La tentative du 8 janvier de milliers de membres des forces de droite de provoquer, sans succès, l’intervention des forces armées brésiliennes contre le président récemment élu, Luiz Inacio Lula da Silva, a ouvert la voie à une polarisation sociale et politique accrue alors que l’économie du pays continue de traverser une crise prolongée.
Après la victoire de Lula da Silva au second tour d’élections très serrées en octobre dernier, les partisans du président sortant Jair Bolsonaro ont campé devant des casernes militaires, dressé des barrages routiers et envahi les bâtiments gouvernementaux de Brasilia, la capitale du pays, pour réclamer la destitution de Lula da Silva.
L’armée et la police ont dispersé les occupants, procédé à des arrestations et ouvert des enquêtes contre de nombreuses personnes impliquées.
Da Silva, connu sous le nom de Lula, cherche à porter des coups politiques à Jair Bolsonaro et à gagner du terrain sur ses adversaires au Congrès.

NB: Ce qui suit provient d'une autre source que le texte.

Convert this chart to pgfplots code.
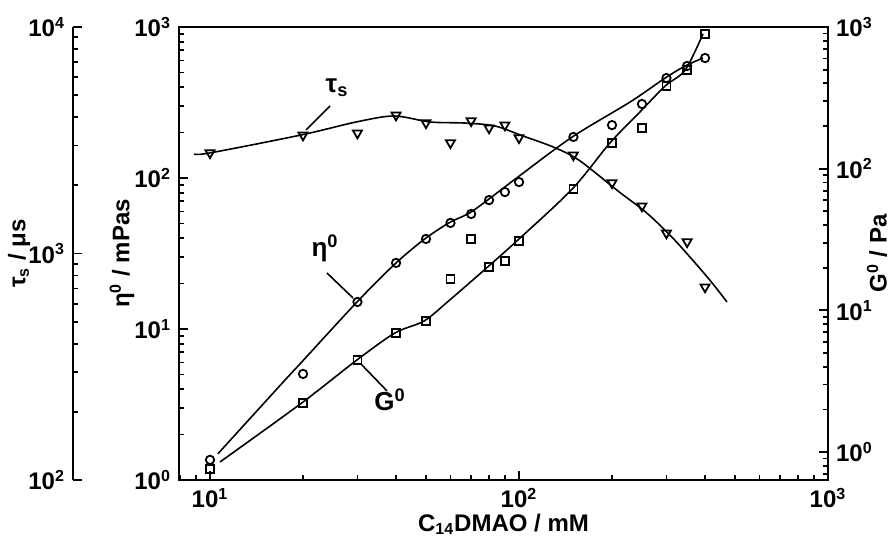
\documentclass[border=0pt]{standalone}
\usepackage{pgfplots}
\pgfplotsset{compat=1.18}
\usepackage{fontspec}
\setmainfont{Liberation Sans}
\setsansfont{Liberation Sans}
\newcommand{\fs}{\fontsize{12}{14}\selectfont\bfseries}
\pgfplotsset{
 myaxbase/.style={scale only axis, height=226.5pt, anchor=south west, line width=1.4pt,
   tick align=inside, major tick length=4.5pt, minor tick length=2.6pt,
   tick style={line width=0.9pt, black},
   tick label style={font=\fs}, label style={font=\fs}, clip=false},
 mylnstyle/.style={black, line width=0.8pt, smooth, no marks}
}
\begin{document}
\begin{tikzpicture}
\useasboundingbox (0,0) rectangle (445pt,268.5pt);
% ---- tau_s axis (far left scale) ----
\begin{axis}[xmode=log, ymode=log, myaxbase, at={(36.5pt,28.5pt)}, width=377.5pt, xmin=3.603, xmax=1000, ymin=100, ymax=10000,
  axis y line*=left, axis x line=none,
  ytick={100,1000,10000}, yticklabels={10\textsuperscript{2},10\textsuperscript{3},10\textsuperscript{4}},
  minor ytick={200,300,400,500,600,700,800,900,2000,3000,4000,5000,6000,7000,8000,9000},
  ylabel={τ\textsubscript{s} / μs},
  ylabel style={at={(rel axis cs:-0.0715,0.5)}, anchor=center}]
\addplot[mylnstyle] coordinates {(8.88,2750) (10,2780) (19.7,3335) (29.7,3807) (39.4,4047) (51.6,3807) (66.9,3767) (83.6,3656) (103,3302) (129,2953) (156,2588) (211,1870) (259,1510) (319,1147) (409,780) (471,611)};
\addplot[only marks, black, mark=triangle, mark size=2.6pt, mark options={fill=white, line width=0.9pt, solid, rotate=180}] coordinates {
(10,2780) (20,3330) (30,3400) (40,4080) (50,3770) (60,3080) (70,3850) (80,3580) (90,3690) (100,3240) (150,2720) (200,2050) (250,1620) (300,1230) (350,1125) (400,711)};
\end{axis}
% ---- main eta axis ----
\begin{axis}[xmode=log, ymode=log, myaxbase, at={(89.5pt,28.5pt)}, width=324.5pt, xmin=7.9375, xmax=1000, ymin=1, ymax=1000,
  xtick pos=left, ytick pos=left,
  xtick={10,100,1000}, xticklabels={10\textsuperscript{1},10\textsuperscript{2},10\textsuperscript{3}},
  minor xtick={8,9,20,30,40,50,60,70,80,90,200,300,400,500,600,700,800,900},
  ytick={1,10,100,1000}, yticklabels={10\textsuperscript{0},10\textsuperscript{1},10\textsuperscript{2},10\textsuperscript{3}},
  minor ytick={2,3,4,5,6,7,8,9,20,30,40,50,60,70,80,90,200,300,400,500,600,700,800,900},
  xlabel={C\textsubscript{14}DMAO / mM}, xlabel style={yshift=4.5pt},
  ylabel={η\textsuperscript{0} / mPas},
  ylabel style={at={(rel axis cs:-0.0878,0.5)}, anchor=center}]
\addplot[mylnstyle] coordinates {(10.6,1.49) (17.5,4.6) (19.8,6.04) (29.9,15.1) (39.7,27.0) (49.3,39.2) (59.3,50.4) (69.0,58.5) (79.1,71.4) (99.2,101.5) (148.7,187) (229,319) (297,459) (345,552) (394,623)};
\addplot[only marks, black, mark=o, mark size=2.1pt, mark options={fill=white, line width=0.9pt, solid}] coordinates {
(10,1.36) (20,5.04) (30,15.1) (40,27.4) (50,39.5) (60,50.4) (70,57.8) (80,71.4) (90,80.7) (100,94) (150,187) (200,224) (250,309) (300,459) (350,552) (400,623)};
\draw[line width=0.8pt] (rel axis cs:0.2327,0.8256) -- (rel axis cs:0.1957,0.7726);
\node[font=\fontsize{13}{15}\selectfont\bfseries] at (rel axis cs:0.2435,0.8653) {τ\textsubscript{s}};
\draw[line width=0.8pt] (rel axis cs:0.2280,0.4570) -- (rel axis cs:0.2681,0.4018);
\node[font=\fontsize{13}{15}\selectfont\bfseries] at (rel axis cs:0.225,0.5121) {η\textsuperscript{0}};
\draw[line width=0.8pt] (rel axis cs:0.2804,0.2561) -- (rel axis cs:0.3205,0.1965);
\node[font=\fontsize{13}{15}\selectfont\bfseries] at (rel axis cs:0.3251,0.1766) {G\textsuperscript{0}};
\end{axis}
% ---- G0 axis (right) ----
\begin{axis}[xmode=log, ymode=log, myaxbase, at={(89.5pt,28.5pt)}, width=324.5pt, xmin=7.9375, xmax=1000, ymin=0.635, ymax=1000,
  axis y line*=right, axis x line=none,
  ytick={1,10,100,1000}, yticklabels={10\textsuperscript{0},10\textsuperscript{1},10\textsuperscript{2},10\textsuperscript{3}},
  minor ytick={0.7,0.8,0.9,2,3,4,5,6,7,8,9,20,30,40,50,60,70,80,90,200,300,400,500,600,700,800,900},
  ylabel={G\textsuperscript{0} / Pa},
  ylabel style={at={(rel axis cs:1.0755,0.5)}, anchor=center}]
\addplot[mylnstyle] coordinates {(10.77,0.851) (19.8,2.22) (29.9,4.47) (39.7,6.93) (49.3,8.42) (59.3,11.7) (79.1,20.2) (99.2,31.4) (148.7,71.9) (197,152) (246,251) (297,383) (345,497) (394,893)};
\addplot[only marks, black, mark=square, mark size=2.0pt, mark options={fill=white, line width=0.9pt, solid}] coordinates {
(10,0.76) (20,2.22) (30,4.47) (40,6.93) (50,8.42) (60,16.7) (70,31.9) (80,20.2) (90,22.3) (100,30.9) (150,71.9) (200,152) (250,194) (300,383) (350,497) (400,893)};
\end{axis}
\end{tikzpicture}
\end{document}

À l’approche des élections d’octobre dernier, les tribunaux, les chefs d’entreprise et l’armée du pays ont resserré les rangs et ont rejeté l’affirmation de Bolsonaro selon laquelle il y aurait des fraudes électorales. Cela reflétait le désir de stabilité de la classe dirigeante.
Le juge de la Cour suprême Alexandre de Moraes a même invité des représentants des forces armées à « inspecter » le processus électoral, créant ainsi un dangereux précédent dans un pays dirigé jusqu’en 1985 par une dictature militaire.
Le lendemain de la confrontation du 8 janvier, les chefs du Sénat et de la Chambre basse, ainsi que les gouverneurs des 27 États du Brésil, se sont joints à Lula da Silva à Brasilia pour constater les dégâts.
« Nous avons un nouveau président », a affirmé Luciano Hang, milliardaire de la vente au détail et partisan de Bolsonaro. « Nous avons un nouveau gouvernement. Soutenons le pilote, pour que nous ayons un bon vol, car je suis dans le même avion. »
Le gouvernement de coalition de Lula
C’est la troisième fois que Lula da Silva est élu président. Lorsqu’il était au pouvoir, de 2003 à 2011, il a présidé à un boom économique qui a permis à son gouvernement de mettre en place des programmes de transfert de fonds et d’autres réformes modestes de protection sociale qui lui ont valu une large popularité. Depuis lors, l’économie brésilienne a été malmenée par la crise mondiale du capitalisme pour laquelle les dirigeants n’ont d’autre solution que d’en faire porter le fardeau par les travailleurs.
Bolsonaro, un congressiste de droite de longue date, a été élu en octobre 2018. Il s’était alors présenté comme le candidat antisystème et anticorruption et il avait profité de la profonde méfiance des travailleurs envers les politiciens capitalistes.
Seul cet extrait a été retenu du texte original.